Specializing in colorful, water-conserving gardens

Compost: Feed Your Veggies and They’ll Feed You

Spring 2013
Spring 2013

One of the best ways to bring edibles to life is to work nearly dead material into the soil.

Indeed, decomposing matter, in the form of compost, is truly a wonder product. It adds nutrients, activates beneficial soil microorganisms, improves tilth and drainage, and boosts the vitality of your crops.

What’s more, you can make your own.

Getting Started

A simple setup consists of one or two bins measuring 3 feet wide, 3 feet deep and 3 feet tall. Store-bought kits are typically brown or black recycled plastic. Or you can build your own from four posts, enough broad slats or chicken wire to enclose the sides and a tarp to cover the top. Slits between the slats should be wide enough for air flow, but narrow enough to keep out rodents and inquisitive pets.

Where to site your bins is open to debate. Our two “cook” faster in the sun, although shade doesn’t bring the process to a screeching halt. Convenience is probably more important, as is a nearby faucet. You’ll need to water your pile regularly to keep the decomposition going.

Ingredients

The beauty of home-made compost is that the ingredients should already be on hand.

Indoors, collect fruit and vegetable scraps, coffee grounds and leftover grains, including stale bread, rice and pasta. Do not use meat, fat or dairy products. Home compost piles don’t get hot enough to kill pathogens that can contaminate the batch.

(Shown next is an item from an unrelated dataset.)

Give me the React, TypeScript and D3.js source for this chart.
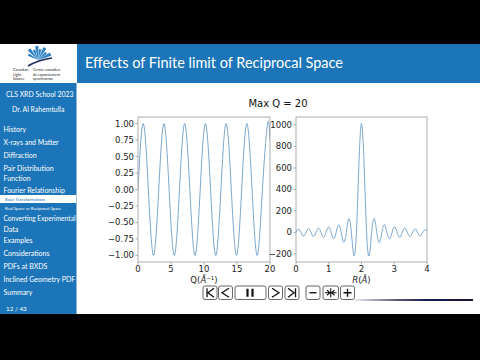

Outdoors, gather leaves, lawn clippings, yard trimmings and leftover potting soil. Don’t compost weeds bearing seeds or any potentially diseased material, such as spent tomato plants. Toss those into your green waste: commercial composters generate enough heat to kill contaminants.

You can also collect kelp. Harvesting seaweed in the water requires a sport fishing license and is limited to 10 pounds per day. But any that’s washed up on the sand is fair game. Just don’t do so right after a storm, when upstream pollutants may have washed into the shore water.

Whatever the material, chop, cut or break it into pieces an inch thick or smaller, to hasten decomposition. Throw a three-inch limb onto the pile and it may take years to break down.

The Mix

An ideal mix is three parts brown (carbon) to two parts green (nitrogen).

Brown waste is literally brown or tan, such as dried leaves, twigs and stale bread. Green waste includes fresh leaves, lawn clippings and produce scraps.

You’ll make the quickest compost by filling the entire bin at once. Layer the materials: a few inches of green, followed by a few inches of brown, and so on. Wet each layer as you go. Moist — but not sopping wet — piles decompose faster than those that are bone dry.

Cover the pile. It should begin to kick off heat within a few days, indicating microbes at work. If not, mix in more green material. Or if the pile smells like ammonia or any grass clippings appear slimy, mix in some carbon instead.

Dampen and turn your pile once a week. The components should start to break down in several months, then turn rich brown. Once the mix smells fresh and crumbles through your fingers, it’s ready to go into the garden. Sift out any larger chunks that haven’t decomposed and save them for your next batch.

An Alternative

Adding all the ingredients at once doesn’t account for ongoing contributions.

That’s why a second bin is handy. I save food scraps in a tight-fitting container on my kitchen counter, then add them to my first bin once a week, along with yard trimmings. Every few weeks, I water the pile and turn it. There’s little heat, but the material does ever so slowly degrade.

When the contents finally reach the top, I dig out a few shovelfuls of the most decomposed material, spread it on the empty bottom of bin #2, then begin my bit-by-bit process again. In the meantime, I occasionally water and turn bin #1. The compost is usually ready in 6 months to a year, which conveniently is just about the time that bin #2 is full.

Worm Composting

This is for folks who generate some kitchen waste, but little yard waste. The worms thrive on table scraps and produce worm castings — worm poop — which are a surprisingly wonderful soil amendment.

You’ll need a worm bin, special red worms that thrive in close quarters and a spot where the temperature stays between 55 and 75 degrees. Provide nesting material, such as leaf mold, shredded newsprint and a few handfuls of soil. Add scraps slowly at the outset, to give the worms time to build up their numbers. As with outdoor bins, avoid meat, bones or dairy products.